SET PROBLEM: State how many lines in the listing below include the word "image", and add nothing besides the number.

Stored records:
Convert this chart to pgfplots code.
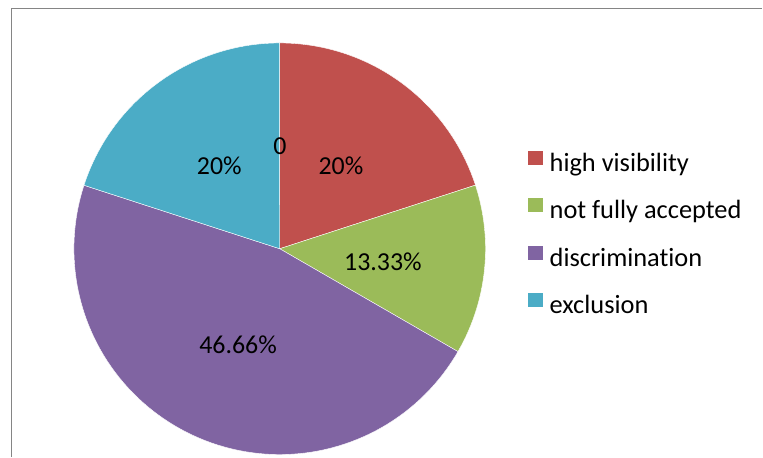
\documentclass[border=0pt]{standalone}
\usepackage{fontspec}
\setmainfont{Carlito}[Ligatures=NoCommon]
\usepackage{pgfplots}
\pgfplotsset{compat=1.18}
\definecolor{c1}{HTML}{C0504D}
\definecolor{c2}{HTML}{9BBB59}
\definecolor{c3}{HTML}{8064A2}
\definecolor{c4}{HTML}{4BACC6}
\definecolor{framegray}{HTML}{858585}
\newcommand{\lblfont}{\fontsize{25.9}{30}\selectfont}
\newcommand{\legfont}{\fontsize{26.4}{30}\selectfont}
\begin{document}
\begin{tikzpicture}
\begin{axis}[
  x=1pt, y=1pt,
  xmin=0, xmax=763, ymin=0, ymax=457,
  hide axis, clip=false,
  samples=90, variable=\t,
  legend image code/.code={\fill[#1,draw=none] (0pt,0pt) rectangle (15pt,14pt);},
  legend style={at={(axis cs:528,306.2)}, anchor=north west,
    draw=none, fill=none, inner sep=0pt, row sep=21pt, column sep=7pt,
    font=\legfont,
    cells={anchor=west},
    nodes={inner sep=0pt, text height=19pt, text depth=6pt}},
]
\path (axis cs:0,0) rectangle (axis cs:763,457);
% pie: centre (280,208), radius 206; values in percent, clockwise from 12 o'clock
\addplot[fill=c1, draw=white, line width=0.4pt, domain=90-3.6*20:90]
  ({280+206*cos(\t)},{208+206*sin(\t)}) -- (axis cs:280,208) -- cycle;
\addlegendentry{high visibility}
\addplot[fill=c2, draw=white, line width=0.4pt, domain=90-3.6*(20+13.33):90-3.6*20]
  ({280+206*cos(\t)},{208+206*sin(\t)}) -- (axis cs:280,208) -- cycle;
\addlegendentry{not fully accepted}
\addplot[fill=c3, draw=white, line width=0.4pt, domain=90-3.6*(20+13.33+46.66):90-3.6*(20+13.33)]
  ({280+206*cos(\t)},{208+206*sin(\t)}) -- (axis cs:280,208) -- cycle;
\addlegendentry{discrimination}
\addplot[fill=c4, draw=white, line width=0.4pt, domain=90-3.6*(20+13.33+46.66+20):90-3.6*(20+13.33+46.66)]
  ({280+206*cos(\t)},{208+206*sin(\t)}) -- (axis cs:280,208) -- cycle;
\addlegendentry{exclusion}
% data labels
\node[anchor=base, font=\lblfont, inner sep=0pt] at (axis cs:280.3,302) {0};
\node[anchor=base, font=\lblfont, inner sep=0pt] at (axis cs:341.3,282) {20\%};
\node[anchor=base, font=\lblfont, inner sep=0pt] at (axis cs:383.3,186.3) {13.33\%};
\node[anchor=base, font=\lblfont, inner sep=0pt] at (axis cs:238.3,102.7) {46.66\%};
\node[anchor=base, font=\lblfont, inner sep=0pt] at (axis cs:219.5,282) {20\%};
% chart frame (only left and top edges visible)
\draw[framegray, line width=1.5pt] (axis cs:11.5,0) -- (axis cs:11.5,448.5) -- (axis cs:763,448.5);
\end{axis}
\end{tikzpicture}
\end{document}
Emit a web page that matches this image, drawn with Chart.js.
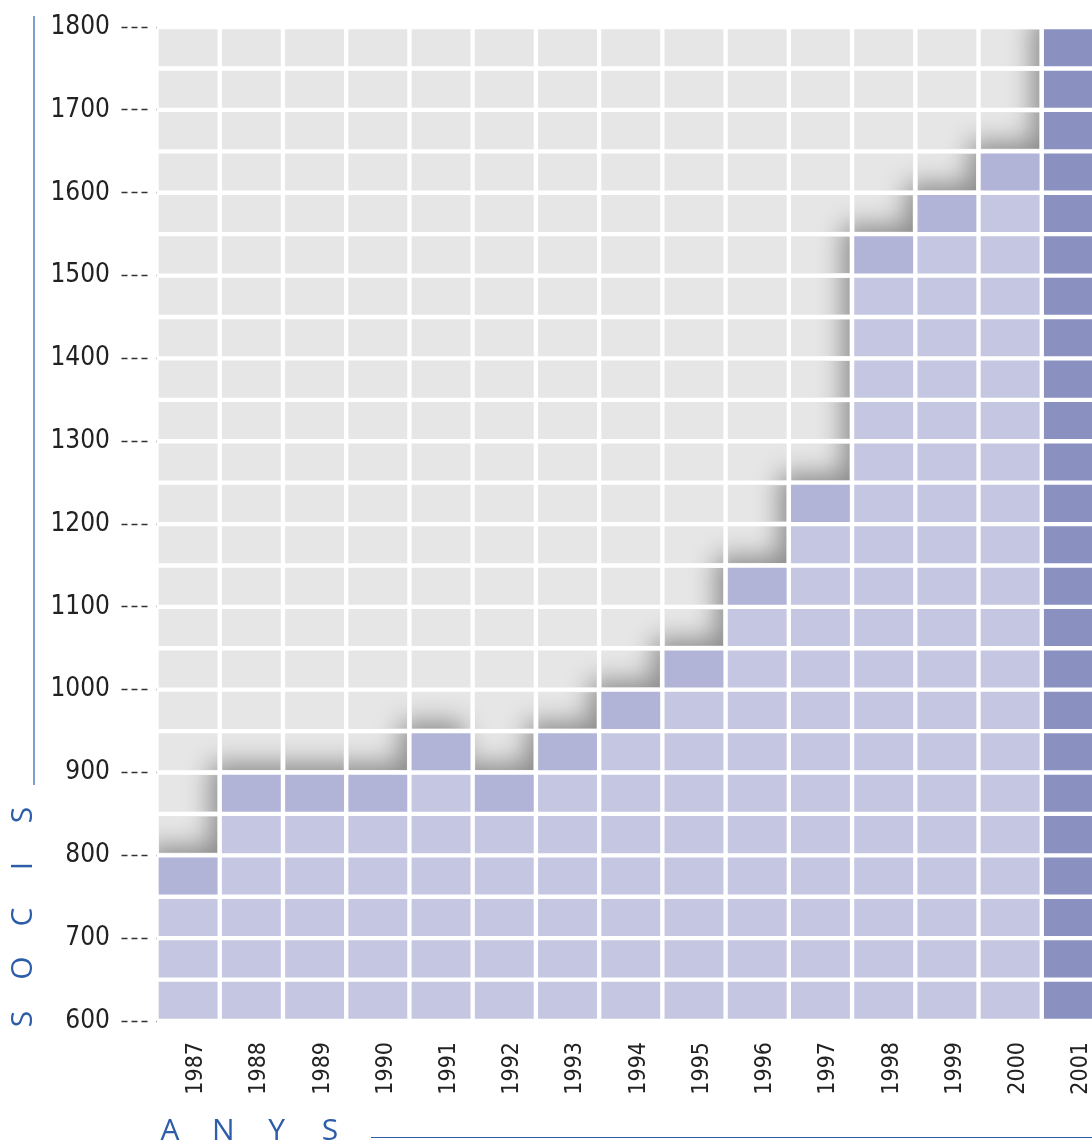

EXERCISE OUTPUT: 2